Como todos, estoy en contra del encarnizamiento terapéutico. La polémica es de conceptos, matices y límites, como siempre en una sociedad civilizada y compleja. Alimentar a un enfermo, ¿puede considerarse, de verdad, encarnizamiento terapéutico? La piedad también ciega a los hombres, como el amor, y podemos pedir a la medicina y al derecho que traspasen una frontera muy delicada. Retirar los medios extraordinarios que mantienen con vida a un paciente sin esperanza no plantea problemas éticos. Pero otra cosa muy distinta es echarlo a morir.
Me parece necesario que nuestra sociedad pare un momento y se mire al espejo de sus actitudes, aunque no le guste lo que vea. Repasemos por qué motivos nos movilizamos. Llegaron al paroxismo los intentos para evitar que el perro "Excalibur" de Teresa Romero fuese sacrificado durante la gestión -que se mostró muy eficaz- de la crisis del ébola. La presión social y mediática es capaz de girar 180 grados y pedir la muerte de una persona.
Hay, sin duda ninguna, una pulsión siniestra en nuestra sociedad hedonista. Se palpa en mil detalles: o intrascendentes en apariencia, como la afición creciente a Halloween, o mucho más serios, como estas causas que la gente enarbola o como las batallas que, en cambio, no se dan por nadie; o como nuestros índices de natalidad; o como el ecologismo extremo, que atisba en el ser humano una plaga del planeta.

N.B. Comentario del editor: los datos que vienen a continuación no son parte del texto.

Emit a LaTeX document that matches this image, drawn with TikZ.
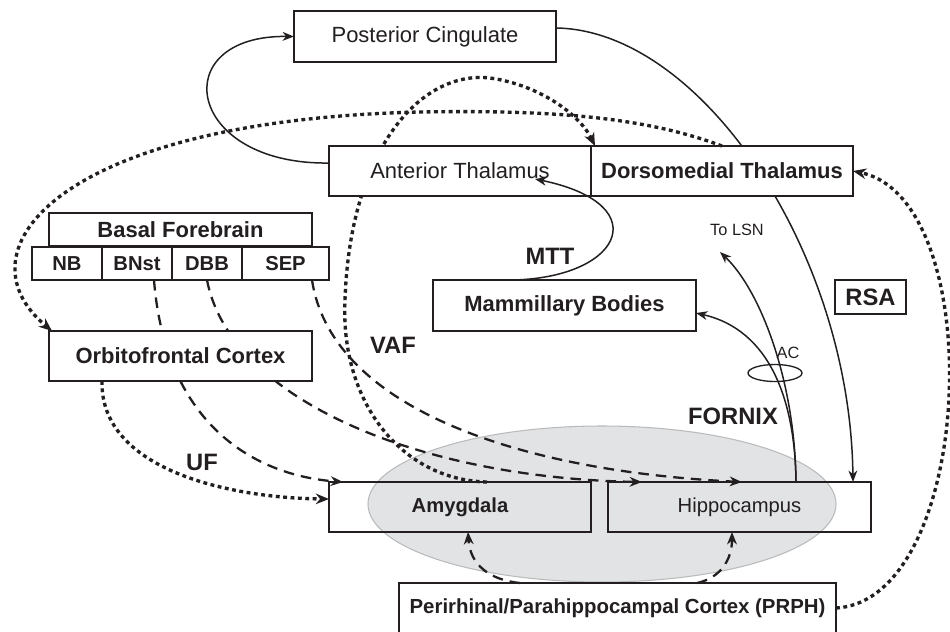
\documentclass[tikz,border=0pt]{standalone}
\usepackage{fontspec}
\setmainfont{Liberation Sans}
\usetikzlibrary{arrows.meta,shapes.geometric}
\pgfdeclarelayer{shade}
\pgfdeclarelayer{behind}
\pgfsetlayers{shade,behind,main}
\definecolor{inkgray}{RGB}{35,31,32}
\definecolor{shadegray}{RGB}{226,227,229}
\definecolor{shadeline}{RGB}{185,186,188}
\newcommand\regionfont{\fontsize{12.5}{15}\selectfont}
\newcommand\smallregionfont{\fontsize{11.5}{14}\selectfont}

\begin{document}
\begin{tikzpicture}[x=0.2mm, y=-0.2mm,
    region/.style={draw=inkgray, line width=0.75pt, fill=white, inner sep=0pt, outer sep=0pt,
        minimum width=52.4mm, minimum height=10mm, text=inkgray, font=\regionfont},
    boldregion/.style={region, font=\regionfont\bfseries},
    cell/.style={boldregion, minimum width=14mm, minimum height=6.6mm, font=\smallregionfont\bfseries},
    tract/.style={text=inkgray, font=\fontsize{13.5}{16}\selectfont\bfseries},
    note/.style={text=inkgray, font=\fontsize{9.3}{11}\selectfont},
    solidpath/.style={draw=inkgray, line width=0.85pt, -{Stealth[length=6.5pt,width=5pt,inset=2pt]}},
    dashpath/.style={draw=inkgray, line width=1.3pt, dash pattern=on 6pt off 4pt,
        -{Stealth[length=7pt,width=5.5pt,inset=2.2pt]}},
    dotpath/.style={draw=inkgray, line width=1.9pt, dash pattern=on 2.2pt off 2pt,
        -{Stealth[length=7.5pt,width=6pt,inset=2.4pt]}}
]
    \useasboundingbox (0,0) rectangle (950,631);

    % temporal lobe shading
    \begin{pgfonlayer}{shade}
        \node[ellipse, fill=shadegray, draw=shadeline, line width=0.6pt, inner sep=0pt,
            minimum width=93.6mm, minimum height=31.2mm] (temporal) at (602,504) {};
    \end{pgfonlayer}

    % top row
    \node[region, minimum height=10.2mm] (postcing) at (425,36.5) {Posterior Cingulate};
    \node[region] (antthal) at (460,171) {Anterior Thalamus};
    \node[boldregion] (dorsthal) at (722,171) {Dorsomedial Thalamus};

    % basal forebrain
    \node[boldregion, minimum width=52.6mm, minimum height=6.6mm] (basal) at (180.5,229.5) {Basal Forebrain};
    \node[cell] (nb) at (67,263.5) {NB};
    \node[cell] (bnst) at (137,263.5) {BNst};
    \node[cell] (dbb) at (207,263.5) {DBB};
    \node[cell, minimum width=17.4mm] (sep) at (285.5,263.5) {SEP};

    % middle
    \node[boldregion, minimum width=52.6mm] (orbito) at (180.5,356) {Orbitofrontal Cortex};
    \node[boldregion, minimum width=52.6mm, minimum height=10.2mm] (mammil) at (564.5,305.5) {Mammillary Bodies};
    \node[boldregion, minimum width=14.2mm, minimum height=6.8mm,
        font=\fontsize{13.5}{16}\selectfont\bfseries] (rsa) at (870.5,297) {RSA};

    % bottom
    \node[boldregion, fill=none, font=\smallregionfont\bfseries] (amyg) at (460,507) {Amygdala};
    \node[region, fill=none, minimum width=52.6mm, font=\smallregionfont] (hippo) at (739.5,507) {Hippocampus};
    \node[boldregion, minimum width=87.4mm, font=\fontsize{11.6}{14}\selectfont\bfseries] (prph) at (617.5,608)
        {Perirhinal/Parahippocampal Cortex (PRPH)};

    % tracts running behind the boxes
    \begin{pgfonlayer}{behind}
        \draw[solidpath] ([yshift=1.7mm]postcing.east) .. controls (700,30) and (850,250) .. ([xshift=-3.6mm]hippo.north east);
        \draw[dotpath] ([xshift=5.4mm]amyg.north) .. controls (400,480) and (340,400) .. (345,300)
            .. controls (350,150) and (420,70) .. (490,78)
            .. controls (540,85) and (580,115) .. ([xshift=0.8mm]dorsthal.north west);
        \draw[dashpath] ([xshift=3.4mm]bnst.south) .. controls (165,420) and (250,475) .. ([xshift=2.8mm]amyg.north west);
        \draw[dashpath] (dbb.south) .. controls (230,400) and (420,478) .. ([xshift=6.8mm]hippo.north west);
        \draw[dashpath] ([xshift=5.3mm]sep.south) .. controls (330,400) and (500,470) .. ([xshift=0.5mm]hippo.north);
    \end{pgfonlayer}

    % tracts
    \draw[solidpath] ([yshift=1.6mm]antthal.west) .. controls (185,165) and (165,35) .. (postcing.west);
    \draw[dotpath] (dorsthal.north) .. controls (640,115) and (540,110) .. (420,112)
        .. controls (60,120) and (-45,250) .. ([xshift=0.6mm]orbito.north west);
    \draw[dotpath] (prph.east) .. controls (975,600) and (990,200) .. (dorsthal.east);
    \draw[dotpath] ([xshift=10.6mm]orbito.south west) .. controls (100,470) and (230,498) .. ([yshift=1.6mm]amyg.west);
    \draw[solidpath] ([xshift=-12.3mm]mammil.north) .. controls (620,282) and (660,205) .. ([xshift=15mm,yshift=3.4mm]antthal.south);
    \draw[dashpath] ([xshift=24.2mm]prph.north west) .. controls (490,580) and (470,565) .. ([xshift=1.6mm]amyg.south);
    \draw[dashpath] ([xshift=59.6mm]prph.north west) .. controls (720,578) and (732,560) .. ([xshift=-1.5mm]hippo.south);

    % fornix
    \node[note] (lsnlabel) at (737,230) {To LSN};
    \coordinate (lsn) at (720,252);
    \draw[solidpath] ([xshift=11.3mm]hippo.north) .. controls (795,380) and (760,290) .. (lsn);
    \draw[solidpath] ([xshift=11.3mm]hippo.north) .. controls (795,400) and (770,330) .. ([yshift=-1.5mm]mammil.east);
    \node[ellipse, draw=inkgray, line width=0.75pt, inner sep=0pt,
        minimum width=10.8mm, minimum height=3.4mm] (acring) at (775,373) {};
    \node[note] (aclabel) at (788,353) {AC};

    % tract names
    \node[tract] (mttlabel) at (550,256) {MTT};
    \node[tract] (vaflabel) at (393,345) {VAF};
    \node[tract] (uflabel) at (202,462) {UF};
    \node[tract] (fornixlabel) at (733,416) {FORNIX};
\end{tikzpicture}
\end{document}
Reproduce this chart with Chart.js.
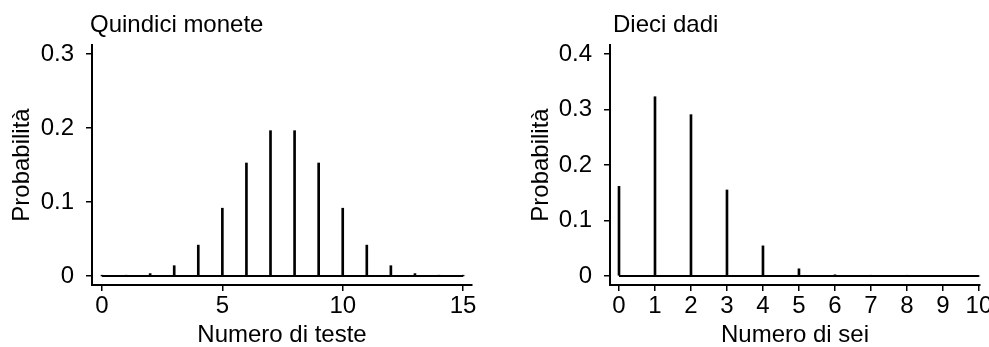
<!DOCTYPE html>
<html>
<head>
<meta charset="utf-8">
<script src="https://cdn.jsdelivr.net/npm/chart.js@4/dist/chart.umd.min.js"></script>
<style>
  html, body { margin: 0; padding: 0; background: #fff; overflow: hidden; }
  #wrap { position: relative; width: 989px; height: 347px; }
  canvas { position: absolute; top: 0; }
</style>
</head>
<body>
<div id="wrap">
  <canvas id="coinChart" width="490" height="347" style="left:0px"></canvas>
  <canvas id="diceChart" width="475" height="347" style="left:519px"></canvas>
</div>
<script>
// ---data---
var coinHeads = [0, 1, 2, 3, 4, 5, 6, 7, 8, 9, 10, 11, 12, 13, 14, 15];
var coinProb = [0.00003, 0.0005, 0.0032, 0.0139, 0.0417, 0.0916, 0.1527, 0.1964,
                0.1964, 0.1527, 0.0916, 0.0417, 0.0139, 0.0032, 0.0005, 0.00003];
var coinXTicks = [0, 5, 10, 15];
var coinYTicks = [0, 0.1, 0.2, 0.3];

var diceSixes = [0, 1, 2, 3, 4, 5, 6, 7, 8, 9, 10];
var diceProb = [0.1615, 0.3230, 0.2907, 0.1550, 0.0543, 0.0130, 0.0022, 0.0003, 0.00002, 0, 0];
var diceXTicks = [0, 1, 2, 3, 4, 5, 6, 7, 8, 9, 10];
var diceYTicks = [0, 0.1, 0.2, 0.3, 0.4];

var FONT = "'Liberation Sans', Arial, Helvetica, sans-serif";
var FSIZE = 24;

// ---panel title drawn at the plot's left edge---
var panelTitle = {
  id: "panelTitle",
  afterDraw: function (chart, args, opts) {
    var ctx = chart.ctx;
    ctx.save();
    ctx.font = FSIZE + "px " + FONT;
    ctx.fillStyle = "#000";
    ctx.textBaseline = "alphabetic";
    ctx.textAlign = "left";
    ctx.fillText(opts.text, chart.chartArea.left + opts.dx, opts.y);
    ctx.restore();
  }
};

function spikeChart(id, xs, ys, xTicks, yTicks, xRange, yRange, xTitle, title, titleDx, axisWidth, padRight) {
  var ctx = document.getElementById(id).getContext("2d");
  var points = xs.map(function (x, i) { return { x: x, y: ys[i] }; });
  return new Chart(ctx, {
    data: {
      datasets: [
        {
          type: "bar",
          data: points,
          backgroundColor: "#000",
          barThickness: 2,
          borderWidth: 0
        },
        {
          type: "line",
          data: [{ x: xs[0], y: 0 }, { x: xs[xs.length - 1], y: 0 }],
          borderColor: "#000",
          borderWidth: 2,
          pointRadius: 0
        }
      ]
    },
    options: {
      responsive: false,
      animation: false,
      devicePixelRatio: 1,
      layout: { padding: { left: 0, top: 45, right: padRight, bottom: 0 } },
      plugins: {
        legend: { display: false },
        tooltip: { enabled: false },
        panelTitle: { text: title, dx: titleDx, y: 32 }
      },
      scales: {
        x: {
          type: "linear",
          offset: false,
          min: xRange[0],
          max: xRange[1],
          afterBuildTicks: function (scale) {
            scale.ticks = xTicks.map(function (v) { return { value: v }; });
          },
          afterFit: function (scale) { scale.height = 62; },
          grid: { offset: false, drawOnChartArea: false, drawTicks: true, tickLength: 6, color: "#000", lineWidth: 1.5 },
          border: { display: true, color: "#000", width: 2 },
          ticks: {
            autoSkip: false,
            maxRotation: 0,
            padding: 1,
            color: "#000",
            font: { family: FONT, size: FSIZE }
          },
          title: {
            display: true,
            text: xTitle,
            color: "#000",
            font: { family: FONT, size: FSIZE, lineHeight: 1 },
            padding: { top: 0, bottom: 0 }
          }
        },
        y: {
          type: "linear",
          min: yRange[0],
          max: yRange[1],
          afterBuildTicks: function (scale) {
            scale.ticks = yTicks.map(function (v) { return { value: v }; });
          },
          afterFit: function (scale) { scale.width = axisWidth; },
          grid: { offset: false, drawOnChartArea: false, drawTicks: true, tickLength: 6, color: "#000", lineWidth: 1.5 },
          border: { display: true, color: "#000", width: 2 },
          ticks: {
            padding: 12,
            color: "#000",
            font: { family: FONT, size: FSIZE },
            callback: function (v) { return v === 0 ? "0" : v.toFixed(1); }
          },
          title: {
            display: true,
            text: "Probabilità",
            color: "#000",
            font: { family: FONT, size: FSIZE, lineHeight: 1 },
            padding: { top: 10, bottom: 0 }
          }
        }
      }
    },
    plugins: [panelTitle]
  });
}

spikeChart("coinChart", coinHeads, coinProb, coinXTicks, coinYTicks,
  [-0.415, 15.37], [-0.0122, 0.3122], "Numero di teste", "Quindici monete", -2, 92, 18);

spikeChart("diceChart", diceSixes, diceProb, diceXTicks, diceYTicks,
  [-0.25, 10.03], [-0.0162, 0.4162], "Numero di sei", "Dieci dadi", 3, 91, 14);
</script>
</body>
</html>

Que el placer máximo y la comodidad absoluta acarreen (¿por qué ocultos vasos comunicantes?) una querencia fúnebre es una paradoja que escapa a los límites de este artículo; y de este articulista que la observa atónito. Una paradoja paralela es que se proponga y defienda la eutanasia precisamente en estos tiempos, cuando la atención médica, la sedación y los cuidados paliativos son mucho mejores que nunca. Quizá la cuestión no sea tanto de dolor o de piedad, como que nuestra sociedad se halla sin ánimos para encontrar, como han hecho siempre las culturas vigorosas, un sentido a la vida (o sea, a la alegría, al heroísmo, al amor, a la enfermedad, etc.). No alcanzamos a más que a dejarnos llevar de la inercia que la naturaleza y el tiempo nos imponen; y que empuja, en efecto, a la muerte.